'''
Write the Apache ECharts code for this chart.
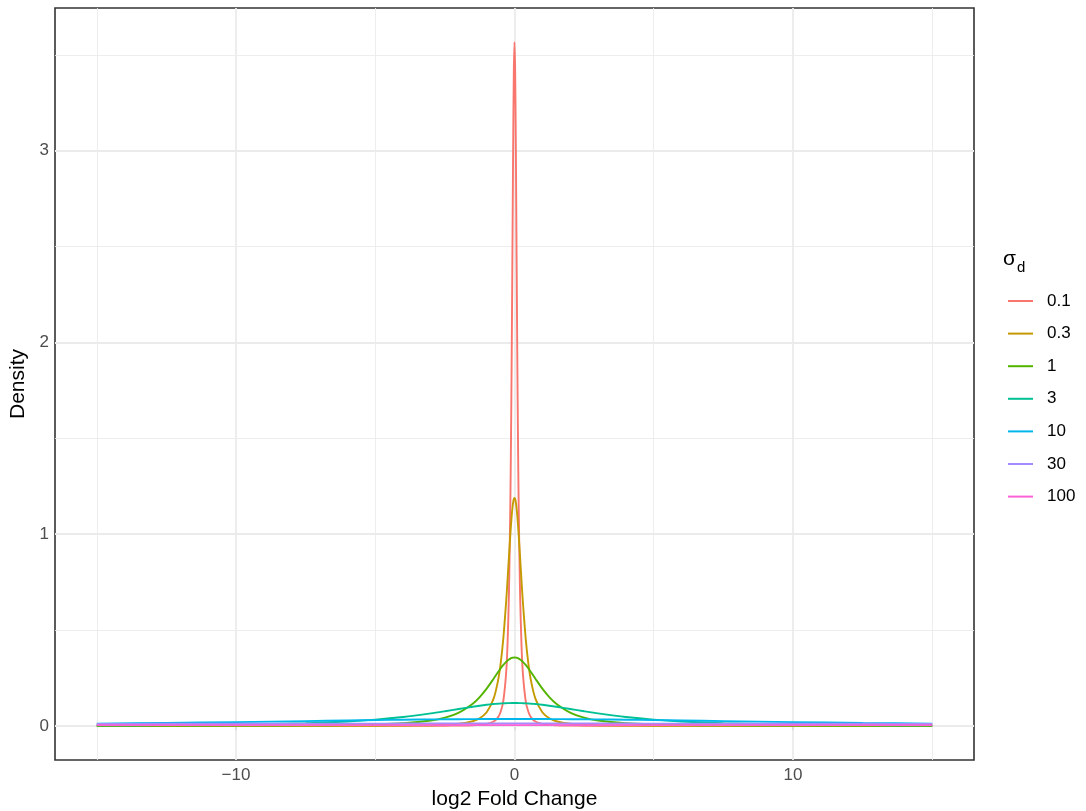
<!DOCTYPE html>
<html>
<head>
<meta charset="utf-8">
<script src="https://cdn.jsdelivr.net/npm/echarts@6/dist/echarts.min.js"></script>
<style>
  html, body { margin: 0; padding: 0; background: #ffffff; }
  #chart { width: 1086px; height: 811px; }
</style>
</head>
<body>
<div id="chart"></div>
<script>
// log2 fold-change positions shared by every curve (dense near 0 for the narrow peaks)
const lfc = [-15,-12.5,-10,-7.5,-6,-5,-4,-3,-2.5,-2,-1.5,-1.25,-1,-0.75,-0.6,-0.5,-0.4,-0.3,-0.25,-0.2,-0.15,-0.125,-0.1,-0.075,-0.05,-0.025,
  0,
  0.025,0.05,0.075,0.1,0.125,0.15,0.2,0.25,0.3,0.4,0.5,0.6,0.75,1,1.25,1.5,2,2.5,3,4,5,6,7.5,10,12.5,15];

const sigmaLabels = ['0.1', '0.3', '1', '3', '10', '30', '100'];

// density of each curve at the positions in lfc
const dens01 = [0.000003,0.000005,0.00001,0.00002,0.00005,0.00008,0.00016,0.00037,0.00064,0.0013,0.0029,0.0051,0.0098,0.0227,0.043,0.072,0.132,0.276,0.426,0.686,1.151,1.500,1.941,2.459,2.989,3.405,
  3.566,
  3.405,2.989,2.459,1.941,1.500,1.151,0.686,0.426,0.276,0.132,0.072,0.043,0.0227,0.0098,0.0051,0.0029,0.0013,0.00064,0.00037,0.00016,0.00008,0.00005,0.00002,0.00001,0.000005,0.000003];
const dens03 = [0.00003,0.00005,0.00009,0.00021,0.00042,0.0007,0.0014,0.0033,0.0056,0.0106,0.0240,0.0395,0.0708,0.142,0.229,0.322,0.458,0.647,0.760,0.880,0.996,1.049,1.096,1.135,1.164,1.183,
  1.189,
  1.183,1.164,1.135,1.096,1.049,0.996,0.880,0.760,0.647,0.458,0.322,0.229,0.142,0.0708,0.0395,0.0240,0.0106,0.0056,0.0033,0.0014,0.0007,0.00042,0.00021,0.00009,0.00005,0.00003];
const dens1 = [0.00029,0.00051,0.00098,0.00227,0.0043,0.0072,0.0132,0.0276,0.0426,0.0686,0.1151,0.1500,0.1941,0.2459,0.2782,0.2989,0.3177,0.3338,0.3405,0.3462,0.3507,0.3525,0.3539,0.3551,0.3559,0.3564,
  0.3566,
  0.3564,0.3559,0.3551,0.3539,0.3525,0.3507,0.3462,0.3405,0.3338,0.3177,0.2989,0.2782,0.2459,0.1941,0.1500,0.1151,0.0686,0.0426,0.0276,0.0132,0.0072,0.0043,0.00227,0.00098,0.00051,0.00029];
const dens3 = [0.0024,0.0039,0.0071,0.0142,0.0229,0.0322,0.0458,0.0647,0.0760,0.0880,0.0996,0.1049,0.1096,0.1135,0.1154,0.1164,0.1173,0.1180,0.1183,0.1185,0.1186,0.1187,0.1188,0.1188,0.1188,0.1189,
  0.1189,
  0.1189,0.1188,0.1188,0.1188,0.1187,0.1186,0.1185,0.1183,0.1180,0.1173,0.1164,0.1154,0.1135,0.1096,0.1049,0.0996,0.0880,0.0760,0.0647,0.0458,0.0322,0.0229,0.0142,0.0071,0.0039,0.0024];
const dens10 = [0.01151,0.01500,0.01941,0.02459,0.02782,0.02989,0.03177,0.03338,0.03405,0.03462,0.03507,0.03525,0.03539,0.03551,0.03556,0.03559,0.03562,0.03564,0.03564,0.03564,0.03565,0.03565,0.03565,0.03566,0.03566,0.03566,
  0.03566,
  0.03566,0.03566,0.03566,0.03565,0.03565,0.03565,0.03564,0.03564,0.03564,0.03562,0.03559,0.03556,0.03551,0.03539,0.03525,0.03507,0.03462,0.03405,0.03338,0.03177,0.02989,0.02782,0.02459,0.01941,0.01500,0.01151];
const dens30 = [0.00996,0.01049,0.01096,0.01135,0.01154,0.01164,0.01173,0.01180,0.01183,0.01185,0.01187,0.01187,0.01188,0.01189,0.01189,0.01189,0.01189,0.01189,0.01189,0.01189,0.01189,0.01189,0.01189,0.01189,0.01189,0.01189,
  0.01189,
  0.01189,0.01189,0.01189,0.01189,0.01189,0.01189,0.01189,0.01189,0.01189,0.01189,0.01189,0.01189,0.01189,0.01188,0.01187,0.01187,0.01185,0.01183,0.01180,0.01173,0.01164,0.01154,0.01135,0.01096,0.01049,0.00996];
const dens100 = [0.00351,0.00353,0.00354,0.00355,0.00356,0.00356,0.00356,0.00357,0.00357,0.00357,0.00357,0.00357,0.00357,0.00357,0.00357,0.00357,0.00357,0.00357,0.00357,0.00357,0.00357,0.00357,0.00357,0.00357,0.00357,0.00357,
  0.00357,
  0.00357,0.00357,0.00357,0.00357,0.00357,0.00357,0.00357,0.00357,0.00357,0.00357,0.00357,0.00357,0.00357,0.00357,0.00357,0.00357,0.00357,0.00357,0.00357,0.00356,0.00356,0.00356,0.00355,0.00354,0.00353,0.00351];

const densities = [dens01, dens03, dens1, dens3, dens10, dens30, dens100];

// axis breaks and tick labels
const xMajorBreaks = [-10, 0, 10];
const xMinorBreaks = [-15, -5, 5, 15];
const yMajorBreaks = [0, 1, 2, 3];
const yMinorBreaks = [0.5, 1.5, 2.5, 3.5];
const xTickLabels = ['\u221210', '0', '10'];
const yTickLabels = ['0', '1', '2', '3'];

const hueColors = ['#F8766D', '#C49A00', '#53B400', '#00C094', '#00B6EB', '#A58AFF', '#FB61D7'];

const FONT = '"Liberation Sans", Arial, Helvetica, sans-serif';
const GRID_COLOR = '#EBEBEB';
const TICK_FONT = 17;
const TITLE_FONT = 21;

const chart = echarts.init(document.getElementById('chart'), null, { renderer: 'canvas' });

// panel grid lines, drawn as mark lines beneath the curves
const gridLineData = []
  .concat(xMinorBreaks.map(v => ({ xAxis: v, lineStyle: { width: 0.9 } })))
  .concat(yMinorBreaks.map(v => ({ yAxis: v, lineStyle: { width: 0.9 } })))
  .concat(xMajorBreaks.map(v => ({ xAxis: v, lineStyle: { width: 1.8 } })))
  .concat(yMajorBreaks.map(v => ({ yAxis: v, lineStyle: { width: 1.8 } })));

const curveSeries = sigmaLabels.map((name, k) => ({
  name: name,
  type: 'line',
  data: lfc.map((x, i) => [x, densities[k][i]]),
  showSymbol: false,
  symbol: 'none',
  smooth: 0.25,
  z: 3,
  lineStyle: { color: hueColors[k], width: 1.9 },
  itemStyle: { color: hueColors[k] },
  emphasis: { disabled: true },
  animation: false
}));

const option = {
  backgroundColor: '#ffffff',
  animation: false,
  textStyle: { fontFamily: FONT },
  grid: {
    left: 55, right: 112, top: 8, bottom: 51,
    outerBoundsMode: 'none',
    show: true,
    backgroundColor: '#ffffff',
    borderColor: '#333333',
    borderWidth: 1.6
  },
  xAxis: {
    type: 'value',
    min: -16.5,
    max: 16.5,
    axisLine: { show: false },
    splitLine: { show: false },
    axisTick: {
      show: true, customValues: xMajorBreaks, length: 4.5,
      lineStyle: { color: '#333333', width: 1.6 }
    },
    axisLabel: {
      customValues: xMajorBreaks,
      formatter: v => xTickLabels[xMajorBreaks.indexOf(v)],
      margin: 6.5, color: '#4D4D4D', fontSize: TICK_FONT, fontFamily: FONT
    },
    name: 'log2 Fold Change',
    nameLocation: 'middle',
    nameGap: 28,
    nameTextStyle: { color: '#000000', fontSize: TITLE_FONT, fontFamily: FONT }
  },
  yAxis: {
    type: 'value',
    min: -0.1783,
    max: 3.7443,
    axisLine: { show: false },
    splitLine: { show: false },
    axisTick: {
      show: true, customValues: yMajorBreaks, length: 4.5,
      lineStyle: { color: '#333333', width: 1.6 }
    },
    axisLabel: {
      customValues: yMajorBreaks,
      formatter: v => yTickLabels[yMajorBreaks.indexOf(v)],
      margin: 6, color: '#4D4D4D', fontSize: TICK_FONT, fontFamily: FONT
    },
    name: 'Density',
    nameLocation: 'middle',
    nameGap: 22,
    nameTextStyle: { color: '#000000', fontSize: TITLE_FONT, fontFamily: FONT }
  },
  legend: {
    orient: 'vertical',
    left: 1008,
    top: 292.5,
    padding: 0,
    icon: 'rect',
    itemWidth: 25,
    itemHeight: 2,
    itemGap: 15.6,
    selectedMode: false,
    data: sigmaLabels,
    textStyle: { color: '#000000', fontSize: TICK_FONT, lineHeight: 17, fontFamily: FONT, padding: [0, 0, 0, 9] }
  },
  graphic: [
    { type: 'text', left: 1003, top: 249, style: { text: '\u03C3', fontSize: TITLE_FONT, fill: '#000000', fontFamily: FONT } },
    { type: 'text', left: 1017, top: 260, style: { text: 'd', fontSize: 15, fill: '#000000', fontFamily: FONT } }
  ],
  series: [{
    name: 'panel-grid',
    type: 'line',
    data: [],
    silent: true,
    z: 1,
    markLine: {
      silent: true,
      z: 1,
      symbol: ['none', 'none'],
      label: { show: false },
      animation: false,
      lineStyle: { color: GRID_COLOR, type: 'solid' },
      emphasis: { disabled: true },
      data: gridLineData
    }
  }].concat(curveSeries)
};

chart.setOption(option);
</script>
</body>
</html>
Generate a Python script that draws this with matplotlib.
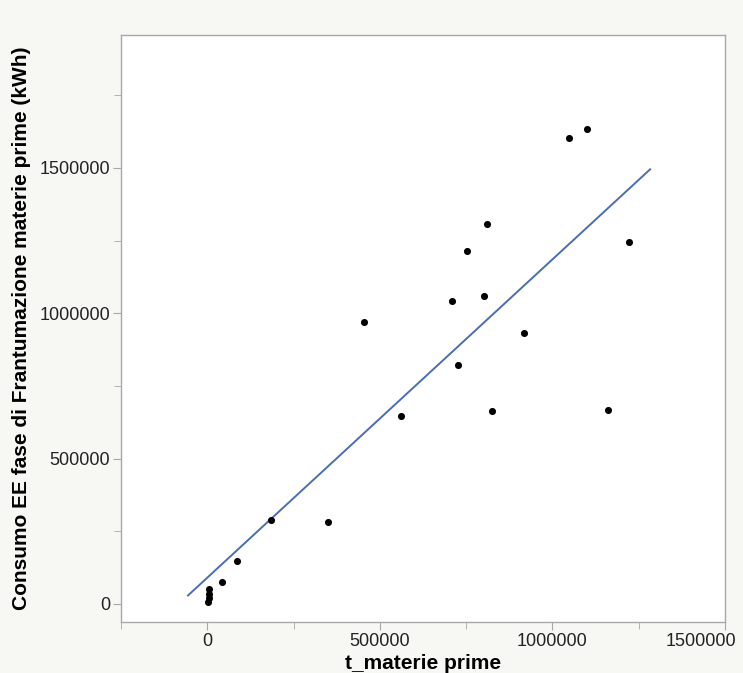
'''
- TASK DIRECTIONS: Check every line in the material above for the string "script", then give only the number of lines that have it.

- FINAL ANSWER: 4